### Requirement
In the entries below, find the line containing "Convert this diagram to TikZ code." and the line containing "(32,34) rectangle (1013,684);". Copy those two lines and everything between them exactly, without the pictures.

START Raw records

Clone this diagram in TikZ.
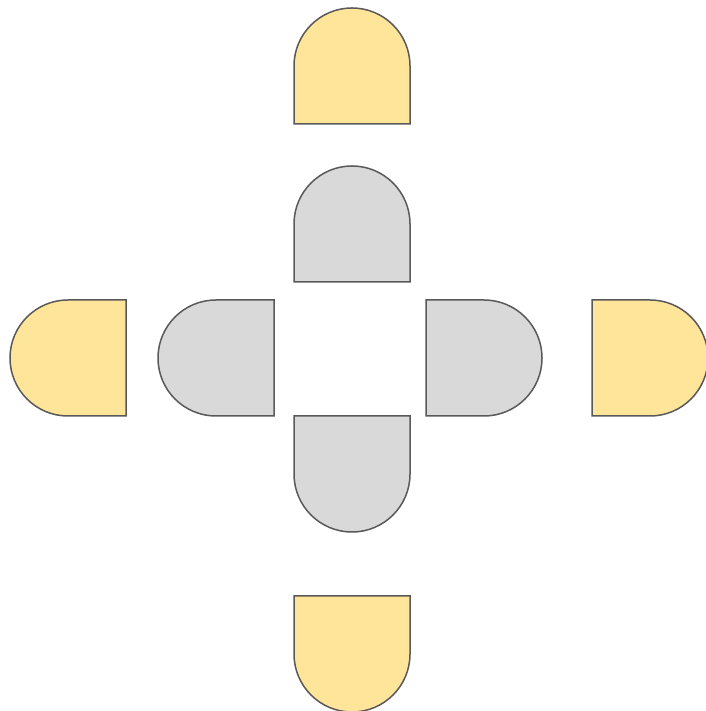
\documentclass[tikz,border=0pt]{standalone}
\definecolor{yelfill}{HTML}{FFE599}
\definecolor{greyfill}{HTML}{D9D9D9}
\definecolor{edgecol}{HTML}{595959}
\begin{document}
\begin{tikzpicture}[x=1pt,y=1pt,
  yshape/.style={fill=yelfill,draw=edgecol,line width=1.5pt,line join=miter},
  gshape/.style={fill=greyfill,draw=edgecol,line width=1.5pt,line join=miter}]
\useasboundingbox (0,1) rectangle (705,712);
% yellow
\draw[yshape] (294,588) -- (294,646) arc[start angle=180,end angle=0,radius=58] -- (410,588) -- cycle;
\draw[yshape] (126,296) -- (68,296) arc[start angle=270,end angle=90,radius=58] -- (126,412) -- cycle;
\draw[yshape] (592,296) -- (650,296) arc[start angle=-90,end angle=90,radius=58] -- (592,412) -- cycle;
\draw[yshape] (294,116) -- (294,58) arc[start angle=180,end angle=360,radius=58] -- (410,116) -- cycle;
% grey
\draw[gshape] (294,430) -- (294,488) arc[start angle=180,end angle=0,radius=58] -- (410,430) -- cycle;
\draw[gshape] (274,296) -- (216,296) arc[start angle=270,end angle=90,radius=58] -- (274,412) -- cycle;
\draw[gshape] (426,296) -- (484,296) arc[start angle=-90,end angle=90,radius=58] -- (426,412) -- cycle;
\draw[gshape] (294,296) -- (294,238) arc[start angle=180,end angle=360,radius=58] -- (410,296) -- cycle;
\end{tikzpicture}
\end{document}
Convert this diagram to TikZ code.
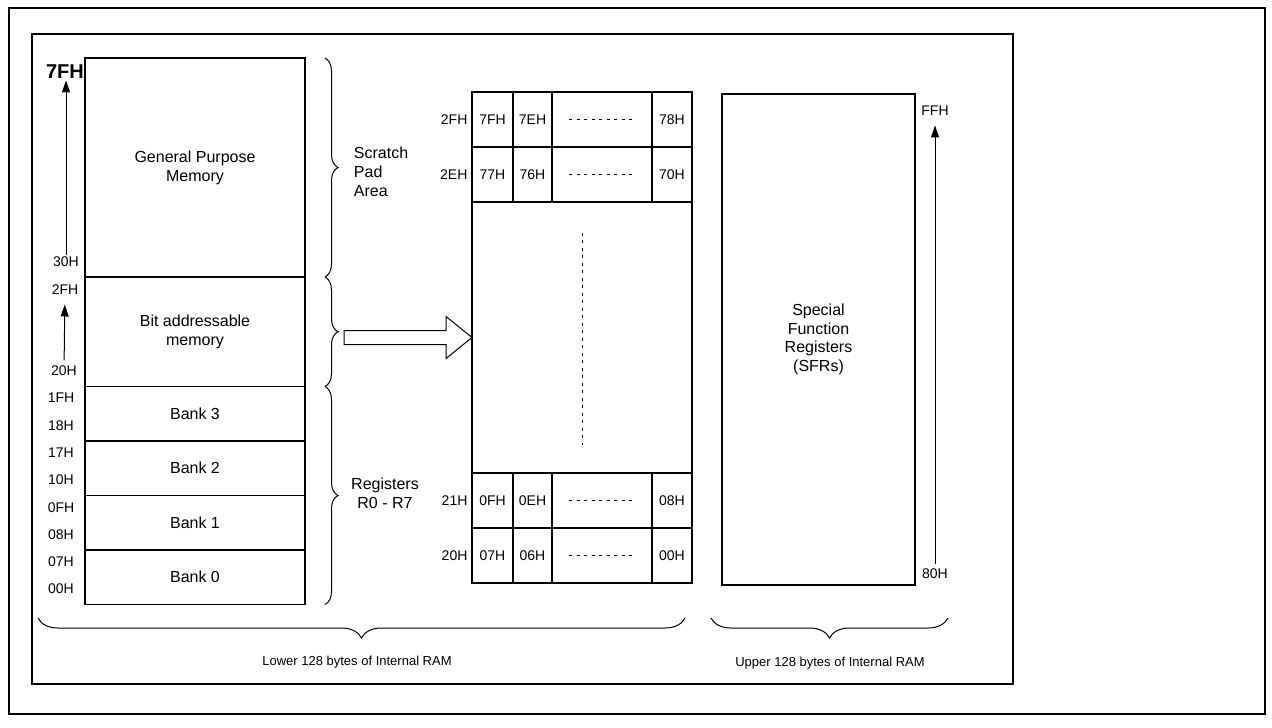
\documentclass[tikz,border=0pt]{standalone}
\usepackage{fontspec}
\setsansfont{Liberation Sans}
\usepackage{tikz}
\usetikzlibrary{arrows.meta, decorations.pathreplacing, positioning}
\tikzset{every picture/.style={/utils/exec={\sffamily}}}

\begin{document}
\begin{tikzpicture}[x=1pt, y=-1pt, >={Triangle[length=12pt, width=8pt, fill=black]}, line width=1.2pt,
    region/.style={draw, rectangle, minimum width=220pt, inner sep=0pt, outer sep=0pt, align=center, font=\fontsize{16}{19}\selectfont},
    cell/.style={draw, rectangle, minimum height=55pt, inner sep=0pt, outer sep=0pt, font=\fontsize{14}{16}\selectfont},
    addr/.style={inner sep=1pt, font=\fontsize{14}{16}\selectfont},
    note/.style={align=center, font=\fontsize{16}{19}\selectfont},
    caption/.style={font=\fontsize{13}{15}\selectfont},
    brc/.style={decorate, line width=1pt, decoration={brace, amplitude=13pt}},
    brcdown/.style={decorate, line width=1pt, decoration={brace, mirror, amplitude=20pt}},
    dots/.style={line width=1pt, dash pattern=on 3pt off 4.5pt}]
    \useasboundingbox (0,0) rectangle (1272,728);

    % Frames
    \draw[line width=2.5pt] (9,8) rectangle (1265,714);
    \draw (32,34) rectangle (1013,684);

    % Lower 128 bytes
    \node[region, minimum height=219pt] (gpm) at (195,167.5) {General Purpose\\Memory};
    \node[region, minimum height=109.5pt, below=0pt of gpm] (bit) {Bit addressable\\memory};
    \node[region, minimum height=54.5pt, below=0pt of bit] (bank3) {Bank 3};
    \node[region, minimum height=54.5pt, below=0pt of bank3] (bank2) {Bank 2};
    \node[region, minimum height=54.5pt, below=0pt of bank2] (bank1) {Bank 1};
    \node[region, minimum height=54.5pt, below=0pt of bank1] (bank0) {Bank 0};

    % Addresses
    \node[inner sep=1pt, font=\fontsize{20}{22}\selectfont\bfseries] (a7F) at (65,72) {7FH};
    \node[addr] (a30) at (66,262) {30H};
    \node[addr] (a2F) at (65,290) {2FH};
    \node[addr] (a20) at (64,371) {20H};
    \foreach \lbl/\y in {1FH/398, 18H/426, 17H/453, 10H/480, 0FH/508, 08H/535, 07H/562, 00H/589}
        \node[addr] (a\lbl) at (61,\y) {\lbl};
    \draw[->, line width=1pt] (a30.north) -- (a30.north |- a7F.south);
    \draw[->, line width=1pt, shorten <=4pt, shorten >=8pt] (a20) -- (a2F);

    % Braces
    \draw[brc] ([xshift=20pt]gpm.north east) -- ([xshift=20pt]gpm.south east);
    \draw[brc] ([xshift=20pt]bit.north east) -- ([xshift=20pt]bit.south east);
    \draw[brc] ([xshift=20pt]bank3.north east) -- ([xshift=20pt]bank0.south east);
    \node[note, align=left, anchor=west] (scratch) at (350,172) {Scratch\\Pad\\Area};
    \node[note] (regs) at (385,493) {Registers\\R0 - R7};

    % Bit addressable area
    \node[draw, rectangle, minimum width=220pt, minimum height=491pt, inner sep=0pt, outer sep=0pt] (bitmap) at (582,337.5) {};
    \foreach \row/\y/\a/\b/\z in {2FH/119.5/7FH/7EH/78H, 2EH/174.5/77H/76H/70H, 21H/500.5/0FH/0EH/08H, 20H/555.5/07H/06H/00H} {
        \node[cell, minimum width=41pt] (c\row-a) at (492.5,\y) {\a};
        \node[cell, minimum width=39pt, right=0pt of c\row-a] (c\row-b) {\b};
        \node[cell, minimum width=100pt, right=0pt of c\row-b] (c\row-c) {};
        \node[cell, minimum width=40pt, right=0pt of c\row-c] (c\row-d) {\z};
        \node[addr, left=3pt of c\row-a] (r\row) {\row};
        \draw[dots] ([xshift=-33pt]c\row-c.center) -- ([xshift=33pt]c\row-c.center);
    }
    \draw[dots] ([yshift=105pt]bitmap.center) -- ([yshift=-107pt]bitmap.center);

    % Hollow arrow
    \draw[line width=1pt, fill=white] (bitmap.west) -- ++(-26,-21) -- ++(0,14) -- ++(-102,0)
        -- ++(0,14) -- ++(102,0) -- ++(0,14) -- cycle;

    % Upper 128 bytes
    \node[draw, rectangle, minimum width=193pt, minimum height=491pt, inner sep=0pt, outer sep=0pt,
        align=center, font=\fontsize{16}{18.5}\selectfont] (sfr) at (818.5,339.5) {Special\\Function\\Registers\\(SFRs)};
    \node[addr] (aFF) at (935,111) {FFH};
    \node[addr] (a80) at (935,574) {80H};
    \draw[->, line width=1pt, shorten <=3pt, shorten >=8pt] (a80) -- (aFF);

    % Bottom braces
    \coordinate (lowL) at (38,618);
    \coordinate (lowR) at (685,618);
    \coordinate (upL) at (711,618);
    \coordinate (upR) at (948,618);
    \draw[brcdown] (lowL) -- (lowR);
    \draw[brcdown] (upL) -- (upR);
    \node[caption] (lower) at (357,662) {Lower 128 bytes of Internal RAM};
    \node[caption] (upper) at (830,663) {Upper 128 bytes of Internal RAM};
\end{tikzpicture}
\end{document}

END Raw records
START Raw records

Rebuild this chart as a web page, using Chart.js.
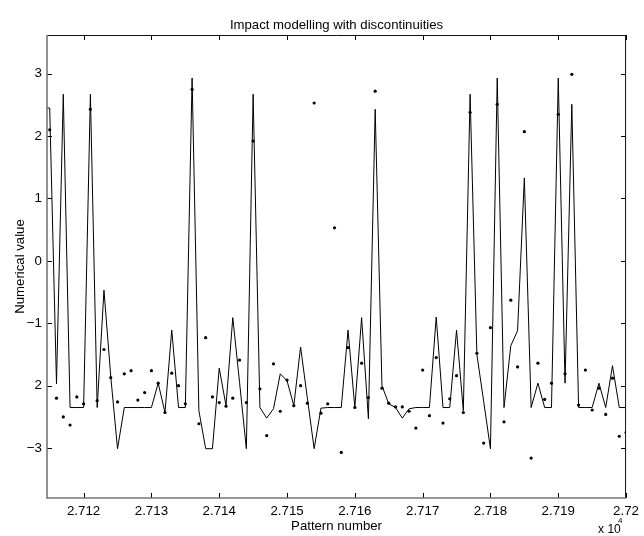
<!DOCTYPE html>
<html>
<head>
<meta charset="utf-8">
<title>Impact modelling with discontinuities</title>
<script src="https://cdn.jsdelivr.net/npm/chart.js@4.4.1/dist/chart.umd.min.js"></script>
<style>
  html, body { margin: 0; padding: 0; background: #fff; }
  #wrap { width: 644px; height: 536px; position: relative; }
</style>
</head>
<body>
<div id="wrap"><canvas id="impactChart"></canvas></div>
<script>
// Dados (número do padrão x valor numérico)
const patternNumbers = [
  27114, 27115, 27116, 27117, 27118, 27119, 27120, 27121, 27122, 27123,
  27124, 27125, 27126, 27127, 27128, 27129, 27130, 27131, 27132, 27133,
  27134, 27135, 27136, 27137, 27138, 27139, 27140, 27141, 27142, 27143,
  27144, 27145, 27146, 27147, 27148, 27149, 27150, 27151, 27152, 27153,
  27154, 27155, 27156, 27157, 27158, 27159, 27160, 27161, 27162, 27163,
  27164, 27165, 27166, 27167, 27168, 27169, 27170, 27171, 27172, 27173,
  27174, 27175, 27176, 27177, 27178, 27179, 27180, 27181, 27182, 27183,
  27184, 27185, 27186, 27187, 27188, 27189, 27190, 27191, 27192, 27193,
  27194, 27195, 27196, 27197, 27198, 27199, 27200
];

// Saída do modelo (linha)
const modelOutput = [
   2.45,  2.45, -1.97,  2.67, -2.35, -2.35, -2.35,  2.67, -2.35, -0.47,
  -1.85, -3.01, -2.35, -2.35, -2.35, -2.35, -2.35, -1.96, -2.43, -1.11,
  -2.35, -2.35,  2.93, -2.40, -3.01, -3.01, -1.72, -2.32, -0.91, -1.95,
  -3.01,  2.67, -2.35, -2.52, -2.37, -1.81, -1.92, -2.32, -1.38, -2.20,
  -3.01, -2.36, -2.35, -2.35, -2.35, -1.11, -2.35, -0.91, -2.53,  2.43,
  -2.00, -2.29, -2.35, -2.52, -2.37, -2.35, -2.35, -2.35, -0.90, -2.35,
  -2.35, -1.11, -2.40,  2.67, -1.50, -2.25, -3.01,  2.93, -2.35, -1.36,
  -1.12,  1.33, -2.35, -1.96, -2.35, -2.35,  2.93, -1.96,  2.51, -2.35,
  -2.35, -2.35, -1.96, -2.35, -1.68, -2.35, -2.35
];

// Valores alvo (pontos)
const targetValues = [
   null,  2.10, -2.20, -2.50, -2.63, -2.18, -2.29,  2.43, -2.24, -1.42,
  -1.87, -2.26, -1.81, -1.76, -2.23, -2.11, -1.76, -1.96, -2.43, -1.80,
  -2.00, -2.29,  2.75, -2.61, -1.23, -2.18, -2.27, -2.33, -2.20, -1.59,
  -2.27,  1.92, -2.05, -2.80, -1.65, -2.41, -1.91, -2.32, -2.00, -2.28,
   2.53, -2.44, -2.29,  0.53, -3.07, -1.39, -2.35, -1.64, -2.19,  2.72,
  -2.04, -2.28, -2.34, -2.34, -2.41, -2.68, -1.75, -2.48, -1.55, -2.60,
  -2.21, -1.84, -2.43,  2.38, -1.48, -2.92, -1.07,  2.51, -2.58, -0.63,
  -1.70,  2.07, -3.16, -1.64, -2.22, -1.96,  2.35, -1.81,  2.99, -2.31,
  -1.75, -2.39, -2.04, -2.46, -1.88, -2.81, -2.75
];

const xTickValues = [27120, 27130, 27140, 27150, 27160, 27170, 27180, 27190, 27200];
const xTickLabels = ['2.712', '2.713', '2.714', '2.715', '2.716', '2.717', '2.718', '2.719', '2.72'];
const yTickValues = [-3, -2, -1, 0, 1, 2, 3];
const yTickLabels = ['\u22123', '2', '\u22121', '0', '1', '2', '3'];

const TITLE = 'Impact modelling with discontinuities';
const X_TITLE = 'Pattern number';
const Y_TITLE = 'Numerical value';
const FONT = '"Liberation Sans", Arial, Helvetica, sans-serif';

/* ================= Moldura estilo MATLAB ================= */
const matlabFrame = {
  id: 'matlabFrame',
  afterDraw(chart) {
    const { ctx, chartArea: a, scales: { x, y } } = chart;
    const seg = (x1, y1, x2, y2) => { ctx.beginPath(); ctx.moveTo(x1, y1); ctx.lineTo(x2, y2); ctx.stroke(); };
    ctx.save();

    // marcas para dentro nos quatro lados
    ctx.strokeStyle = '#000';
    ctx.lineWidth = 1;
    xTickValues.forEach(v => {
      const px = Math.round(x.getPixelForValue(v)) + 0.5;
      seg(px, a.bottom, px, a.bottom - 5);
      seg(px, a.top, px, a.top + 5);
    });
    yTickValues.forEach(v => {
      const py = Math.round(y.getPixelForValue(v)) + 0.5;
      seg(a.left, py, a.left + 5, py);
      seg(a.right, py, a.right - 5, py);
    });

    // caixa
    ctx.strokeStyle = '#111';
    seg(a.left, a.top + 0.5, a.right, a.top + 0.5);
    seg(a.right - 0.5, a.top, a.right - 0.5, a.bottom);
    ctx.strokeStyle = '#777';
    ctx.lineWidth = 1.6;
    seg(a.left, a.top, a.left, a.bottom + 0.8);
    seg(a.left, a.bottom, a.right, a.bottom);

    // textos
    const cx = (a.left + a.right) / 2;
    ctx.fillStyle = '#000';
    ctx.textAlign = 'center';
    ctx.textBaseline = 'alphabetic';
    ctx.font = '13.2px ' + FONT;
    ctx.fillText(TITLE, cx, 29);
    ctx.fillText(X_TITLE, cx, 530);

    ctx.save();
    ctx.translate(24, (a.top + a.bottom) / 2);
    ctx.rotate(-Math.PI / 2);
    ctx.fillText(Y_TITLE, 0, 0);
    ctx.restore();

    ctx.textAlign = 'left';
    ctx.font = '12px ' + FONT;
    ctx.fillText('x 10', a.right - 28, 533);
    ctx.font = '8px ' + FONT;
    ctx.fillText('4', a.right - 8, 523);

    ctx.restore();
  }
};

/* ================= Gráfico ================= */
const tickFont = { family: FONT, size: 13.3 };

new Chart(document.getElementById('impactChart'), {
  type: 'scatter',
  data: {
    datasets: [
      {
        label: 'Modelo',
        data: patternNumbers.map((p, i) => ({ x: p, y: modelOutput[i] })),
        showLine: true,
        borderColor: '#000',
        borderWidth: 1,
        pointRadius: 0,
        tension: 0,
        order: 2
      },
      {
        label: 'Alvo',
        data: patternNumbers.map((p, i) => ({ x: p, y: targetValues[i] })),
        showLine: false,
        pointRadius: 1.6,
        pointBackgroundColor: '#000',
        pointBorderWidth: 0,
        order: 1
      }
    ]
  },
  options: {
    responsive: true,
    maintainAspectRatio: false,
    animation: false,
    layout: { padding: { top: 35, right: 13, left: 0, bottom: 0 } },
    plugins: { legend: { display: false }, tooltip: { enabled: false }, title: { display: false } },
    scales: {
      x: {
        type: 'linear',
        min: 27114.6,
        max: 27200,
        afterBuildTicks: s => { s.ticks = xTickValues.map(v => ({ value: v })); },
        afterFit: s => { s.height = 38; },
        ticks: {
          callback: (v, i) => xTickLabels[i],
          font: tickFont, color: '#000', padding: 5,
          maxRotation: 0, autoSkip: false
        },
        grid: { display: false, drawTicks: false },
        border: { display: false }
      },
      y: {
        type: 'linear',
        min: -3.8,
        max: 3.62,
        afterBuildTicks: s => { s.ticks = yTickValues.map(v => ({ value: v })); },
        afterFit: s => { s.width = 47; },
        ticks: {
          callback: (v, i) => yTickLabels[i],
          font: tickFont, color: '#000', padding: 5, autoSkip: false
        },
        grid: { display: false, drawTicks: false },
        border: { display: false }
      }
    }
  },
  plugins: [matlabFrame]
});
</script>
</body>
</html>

END Raw records

### Task response
Convert this diagram to TikZ code.
\documentclass[tikz,border=0pt]{standalone}
\usepackage{fontspec}
\setsansfont{Liberation Sans}
\usepackage{tikz}
\usetikzlibrary{arrows.meta, decorations.pathreplacing, positioning}
\tikzset{every picture/.style={/utils/exec={\sffamily}}}

\begin{document}
\begin{tikzpicture}[x=1pt, y=-1pt, >={Triangle[length=12pt, width=8pt, fill=black]}, line width=1.2pt,
    region/.style={draw, rectangle, minimum width=220pt, inner sep=0pt, outer sep=0pt, align=center, font=\fontsize{16}{19}\selectfont},
    cell/.style={draw, rectangle, minimum height=55pt, inner sep=0pt, outer sep=0pt, font=\fontsize{14}{16}\selectfont},
    addr/.style={inner sep=1pt, font=\fontsize{14}{16}\selectfont},
    note/.style={align=center, font=\fontsize{16}{19}\selectfont},
    caption/.style={font=\fontsize{13}{15}\selectfont},
    brc/.style={decorate, line width=1pt, decoration={brace, amplitude=13pt}},
    brcdown/.style={decorate, line width=1pt, decoration={brace, mirror, amplitude=20pt}},
    dots/.style={line width=1pt, dash pattern=on 3pt off 4.5pt}]
    \useasboundingbox (0,0) rectangle (1272,728);

    % Frames
    \draw[line width=2.5pt] (9,8) rectangle (1265,714);
    \draw (32,34) rectangle (1013,684);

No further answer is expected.